O Direito Internacional Humanitário (DIH) protege contra as percepções perigosas de que certos grupos não são humanos, podendo ser descartados ou maltratados com impunidade. Ninguém está fora da proteção das normas.
O DIH pode auxiliar as sociedades a viverem juntas novamente uma vez que terminem as guerras, já que prioriza o tratamento humano e digno das pessoas excluídas – ao invés de medidas que alimentam a retaliação.
O DIH pode nos guiar com relação ao respeito dos princípios básicos nas operações de contraterrorismo e nas guerras assimétricas.
Do mesmo modo importante, a ação humanitária não deve ser restringida para que possa ser implementada sem discriminação. As organizações humanitárias imparciais não podem ajudar as pessoas de modo eficaz e em tempo hábil se a ação humanitária estiver sob risco de criminalização ou impedida por posições exacerbadas de soberania, procedimentos elaborados de sanções e medidas de contraterrorismo.
Os princípios humanitários também significam que as próprias organizações humanitárias devem ser mais inclusivas: empoderar as comunidades afetadas por conflitos, buscando ativamente os que são discriminados, ignorados ou excluídos.
À luz deste imperativo, o secretário-geral nas Nações Unidas e eu nos unimos, ontem, à defensora dos direitos Julienne Lusenge para fazer um apelo sobre o fracasso em abordar o enorme dano causado pela violência sexual e de gênero. Essas violações são normalmente transformadas em estigma, não sendo tratadas. Comprometemos as nossas organizações para melhorar a ação em favor dos sobreviventes da violência sexual no mundo inteiro.

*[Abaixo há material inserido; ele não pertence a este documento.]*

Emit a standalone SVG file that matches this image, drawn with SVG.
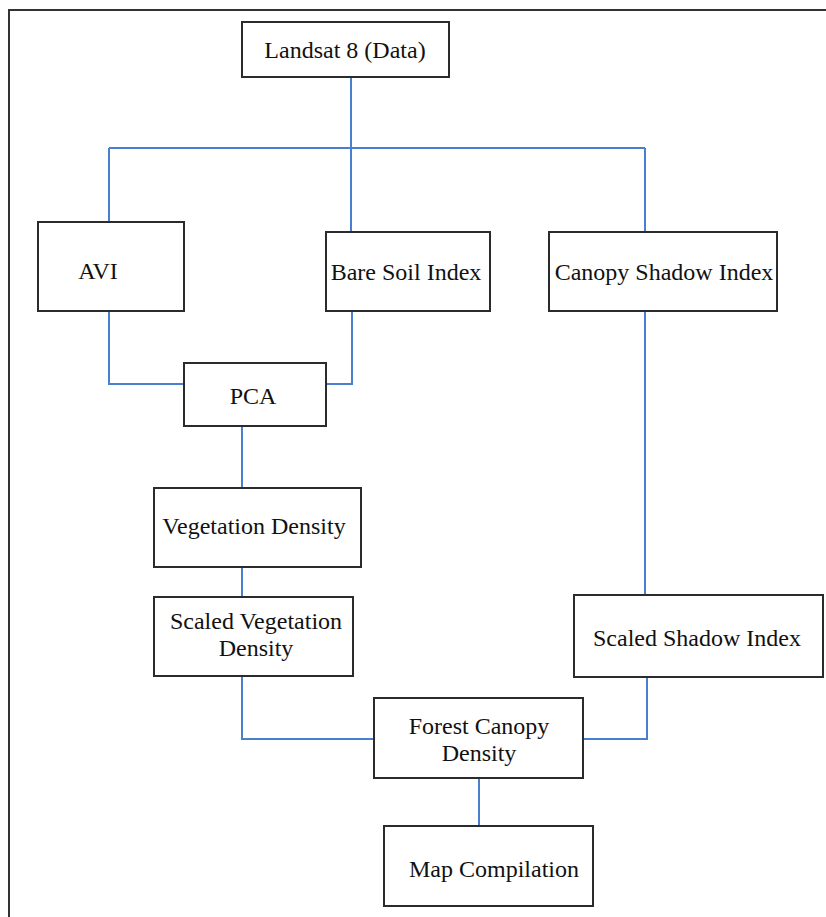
<svg xmlns="http://www.w3.org/2000/svg" width="826" height="917" viewBox="0 0 826 917">
<style>
.box{fill:#fff;stroke:#2b2b2b;stroke-width:2}
.lbl{font-family:"Liberation Serif","Times New Roman",serif;font-size:24px;fill:#111;text-anchor:middle}
.conn{fill:none;stroke:#4a7fcf;stroke-width:2}
</style>
<rect x="0" y="0" width="826" height="917" fill="#fff"/>
<rect x="9" y="10" width="830" height="920" fill="none" stroke="#333" stroke-width="2"/>
<g id="connectors">
<path class="conn" d="M351 77 V148 M109 148 H645 M109 148 V222 M351 148 V232 M645 148 V232"/>
<path class="conn" d="M109 311 V384 H184 M352 311 V384 H326"/>
<path class="conn" d="M242 426 V488 M242 567 V597"/>
<path class="conn" d="M645 311 V595"/>
<path class="conn" d="M242 676 V739 H374 M647 677 V739 H583"/>
<path class="conn" d="M479 778 V826"/>
</g>
<g id="landsat"><rect class="box" x="242" y="22" width="207" height="55"/><text class="lbl" x="345" y="58">Landsat 8 (Data)</text></g>
<g id="avi"><rect class="box" x="38" y="222" width="146" height="89"/><text class="lbl" x="98" y="279">AVI</text></g>
<g id="baresoil"><rect class="box" x="326" y="232" width="164" height="79"/><text class="lbl" x="406" y="280">Bare Soil Index</text></g>
<g id="canopyshadow"><rect class="box" x="549" y="232" width="228" height="79"/><text class="lbl" x="664" y="280">Canopy Shadow Index</text></g>
<g id="pca"><rect class="box" x="184" y="363" width="142" height="63"/><text class="lbl" x="253" y="404">PCA</text></g>
<g id="vegdensity"><rect class="box" x="154" y="488" width="207" height="79"/><text class="lbl" x="254" y="534">Vegetation Density</text></g>
<g id="scaledveg"><rect class="box" x="154" y="597" width="199" height="79"/><text class="lbl" x="256" y="629">Scaled Vegetation</text><text class="lbl" x="256" y="656">Density</text></g>
<g id="scaledshadow"><rect class="box" x="574" y="595" width="249" height="82"/><text class="lbl" x="697" y="646">Scaled Shadow Index</text></g>
<g id="fcd"><rect class="box" x="374" y="698" width="209" height="80"/><text class="lbl" x="479" y="734">Forest Canopy</text><text class="lbl" x="479" y="761">Density</text></g>
<g id="map"><rect class="box" x="384" y="826" width="209" height="80"/><text class="lbl" x="494" y="877">Map Compilation</text></g>
</svg>
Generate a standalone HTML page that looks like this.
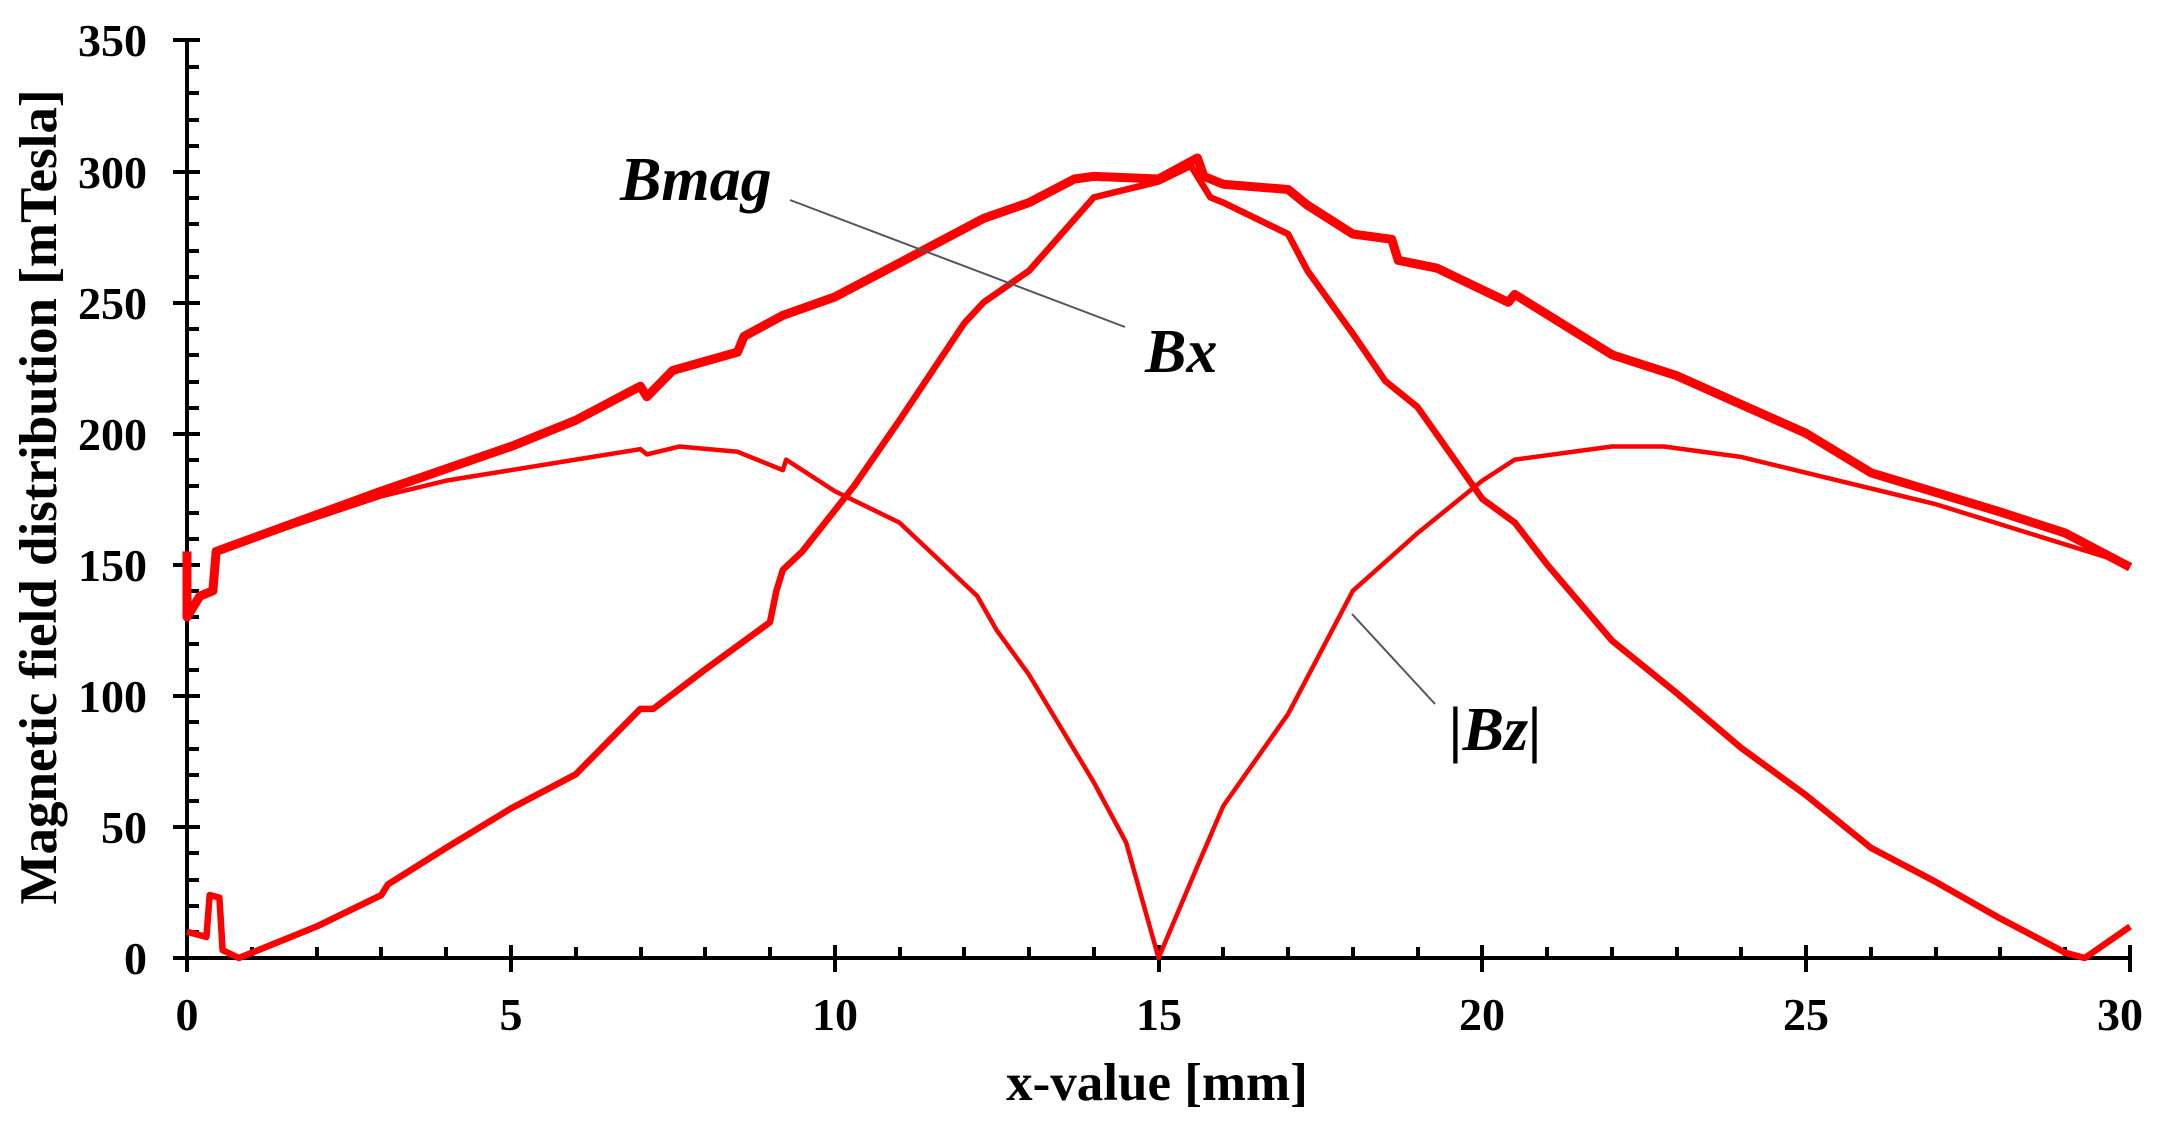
<!DOCTYPE html>
<html><head><meta charset="utf-8"><style>
html,body{margin:0;padding:0;background:#fff;}
svg{display:block;}
text{font-family:"Liberation Serif",serif;font-weight:bold;fill:#000;}
</style></head><body>
<svg width="2164" height="1124" viewBox="0 0 2164 1124" xmlns="http://www.w3.org/2000/svg">
<g stroke="#000" stroke-width="4" fill="none">
<line x1="187" y1="38" x2="187" y2="960"/>
<line x1="185" y1="958" x2="2132" y2="958"/>
<path d="M173 958H200M173 827H200M173 696H200M173 565H200M173 434H200M173 303H200M173 172H200M173 40H200"/>
<path d="M187 932H199M187 906H199M187 880H199M187 853H199M187 801H199M187 775H199M187 749H199M187 722H199M187 670H199M187 644H199M187 617H199M187 591H199M187 539H199M187 513H199M187 486H199M187 460H199M187 408H199M187 382H199M187 355H199M187 329H199M187 277H199M187 251H199M187 224H199M187 198H199M187 146H199M187 120H199M187 93H199M187 67H199"/>
<path d="M187 945V972M511 945V972M835 945V972M1159 945V972M1482 945V972M1806 945V972M2130 945V972"/>
<path d="M252 958V947M317 958V947M381 958V947M446 958V947M576 958V947M641 958V947M705 958V947M770 958V947M900 958V947M964 958V947M1029 958V947M1094 958V947M1223 958V947M1288 958V947M1353 958V947M1418 958V947M1547 958V947M1612 958V947M1677 958V947M1741 958V947M1871 958V947M1936 958V947M2000 958V947M2065 958V947"/>
</g>
<g font-size="46" text-anchor="end">
<text x="147" y="974">0</text><text x="147" y="843">50</text><text x="147" y="712">100</text><text x="147" y="581">150</text><text x="147" y="450">200</text><text x="147" y="319">250</text><text x="147" y="188">300</text><text x="147" y="56">350</text>
</g>
<g font-size="46" text-anchor="middle">
<text x="187" y="1030">0</text><text x="511" y="1030">5</text><text x="835" y="1030">10</text><text x="1159" y="1030">15</text><text x="1482" y="1030">20</text><text x="1806" y="1030">25</text><text x="2120" y="1030">30</text>
</g>
<text x="1157" y="1100" font-size="53" text-anchor="middle">x-value [mm]</text>
<text transform="translate(56,497) rotate(-90)" font-size="53" text-anchor="middle">Magnetic field distribution [mTesla]</text>
<g fill="none" stroke="#ff0000" stroke-linejoin="round" transform="translate(187,958) scale(64.77,-2.6229)">
<polyline vector-effect="non-scaling-stroke" stroke-width="9" points="0,155 0,130 0.2,138 0.4,140 0.45,155 3,178 5,195 6,205 7,218 7.1,214 7.5,224 8.5,231 8.6,237 9.2,245 10,252 11,265 12.3,282 13,288 13.7,297 14,298 15,297 15.6,305 15.7,298 16,295 17,293 17.3,287 18,276 18.6,274 18.7,266 19.3,263 20.4,250 20.5,253 22,230 23,222 25,200 26,185 28,170 29,162 30,149"/>
<polyline vector-effect="non-scaling-stroke" stroke-width="6.5" points="0,10 0.3,8 0.35,24 0.5,23 0.55,3 0.8,0 2,12 3,24 3.1,28 4,42 5,57 6,70 7,95 7.2,95 8,110 9,128 9.1,140 9.2,148 9.5,155 10.3,180 11,205 12,242 12.3,250 13,262 14,290 15,296 15.5,302 15.8,290 16,288 17,276 17.3,262 18,238 18.5,220 19,210 20,175 20.5,166 21,150 22,121 23,101 24,80 25,62 26,42 27,29 28,15 29,2 29.3,0 30,12"/>
<polyline vector-effect="non-scaling-stroke" stroke-width="4.5" points="0.45,155 3,176 4,182 6,190 7,194 7.1,192 7.6,195 8.5,193 9.2,186 9.25,190 10,178 11,166 12.2,138 12.5,125 13,108 14,67 14.5,44 15,0 15.6,35 16,58 17,93 18,140 19,162 20,182 20.5,190 22,195 22.8,195 24,191 25,185 27,173 30,150"/>
</g>
<g stroke="#555" stroke-width="2">
<line x1="790" y1="200" x2="1125" y2="327"/>
<line x1="1435" y1="704" x2="1352" y2="614"/>
</g>
<g font-size="62" font-style="italic">
<text x="620" y="200">Bmag</text>
<text x="1145" y="372">Bx</text>
<text x="1449" y="750">|Bz|</text>
</g>
</svg>
</body></html>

Setenta anos desde a criação das Convenções de Genebra, estamos buscando novas conversações, um novo consenso sobre essas questões difíceis.
O mundo avançou desde 1949, e devemos ter aprendido as lições. Os padrões mínimos de humanidade já foram acordados universalmente. Não devemos ter que passar por mais horrores em grande escala para chegar outra vez a esse compromisso. É hora de os defensores da imparcialidade e humanidade darem um passo adiante.